Controverses entourant l’utilisation de contrats intelligents

Les contrats intelligents sont souvent présentés comme une révolution technologique capable de transformer la manière dont les individus, les entreprises et les institutions interagissent. En éliminant les intermédiaires et en automatisant l’exécution des engagements, ils promettent une finance plus rapide, plus transparente et moins coûteuse. Pourtant, derrière cette vision optimiste se cachent de nombreuses controverses qui touchent à la sécurité, à la responsabilité, à la gouvernance et même à la philosophie du droit.

L’un des débats majeurs porte sur l’immutabilité des contrats intelligents, qui, souvent vantée comme une garantie de sécurité, peut également posé problème. En effet, une fois un contrat inscrit sur la chaîne de blocs, il ne peut plus être modifié. Ainsi lorsqu’une erreur de programmation ou une faille de sécurité est découverte, les conséquences peuvent être irréversibles. Cette absence de recours remet en question le principe même de la réversibilité juridique. Si dans le droit traditionnel, un contrat peut être contesté, modifié ou annulé tandis que dans un contrat intelligent, le code s’exécute, même si le résultat est injuste ou involontaire. C’est pourquoi, afin de contourner cette rigidité, les développeurs utilisent aujourd’hui des contrats “proxy” ou des systèmes de gouvernance on-chain permettant des mises à jour régulières de certaines parties des contrats intelligents déployés, bien que ces solutions sacrifies en retour une partie de la décentralisation des protocoles, puisqu’une intervention extérieure est possible.

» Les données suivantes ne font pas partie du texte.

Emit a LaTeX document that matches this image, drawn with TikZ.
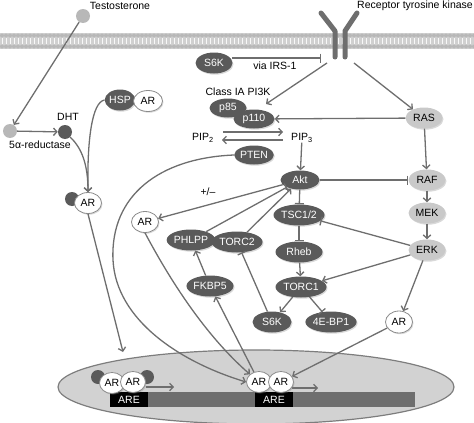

En outre, la question de la responsabilité constitue l’un des enjeux les plus débattus entourant l’utilisation des contrats intelligents. Lorsqu’un contrat automatisé provoque un dommage, par exemple une perte de fonds causée par une erreur de programmation, il devient difficile d’identifier clairement le responsable. Le développeur qui a rédigé le code peut être considéré comme à l’origine du problème, mais l’utilisateur qui a choisi de l’exécuter en accepte également les risques. Quant au réseau sur lequel le contrat reposait, il se contente de valider et d’enregistrer les transactions sans exercer de contrôle sur leur contenu. Le droit actuel, notamment au Québec et au Canada, ne reconnaît pas le contrat intelligent comme une entité juridique autonome puisqu’il demeure un instrument d’exécution technique, non un contrat au sens juridique traditionnel. Cette situation alimente ainsi un débat plus large : faut-il adapter le droit pour encadrer ces nouvelles formes d’accords numériques, ou au contraire concevoir le code comme un simple prolongement du droit existant ? En d’autres termes, le code doit-il faire loi, ou se limiter à exécuter la volonté humaine ? Un doctorant de notre chaire à tenter de répondre à ces questions dans cette chronique.


Conclusion

En définitive, les contrats intelligents incarnent à la fois l’une des plus grandes innovations technologiques de la dernière décennie et l’une des plus grandes sources de questionnements quant à la place du droit, de la responsabilité et de la gouvernance dans un monde numérique automatisé. Leur promesse, celle d’un système transparent, efficace et affranchi des intermédiaires,  repose sur une idée séduisante permettant de substituer la confiance humaine par un automate destiné à exécuter un morceau de code de façon perpetuelle. Or, cette substitution apporte également son lot de problématiques. En automatisant l’exécution d’actions préétablies, en rendant leur modification impossible et en éliminant toute intervention humaine, les contrats intelligents transforment en profondeur la manière dont la confiance s’établit. On ne fait plus confiance à une personne ou à une institution, mais à un programme informatique qui exécute automatiquement ce qui a été prévu. Cette évolution ouvre la voie à des applications d’une ampleur inédite, mais elle appelle aussi à une réflexion collective sur les mécanismes de correction, de responsabilité et de gouvernance que nos sociétés souhaitent maintenir.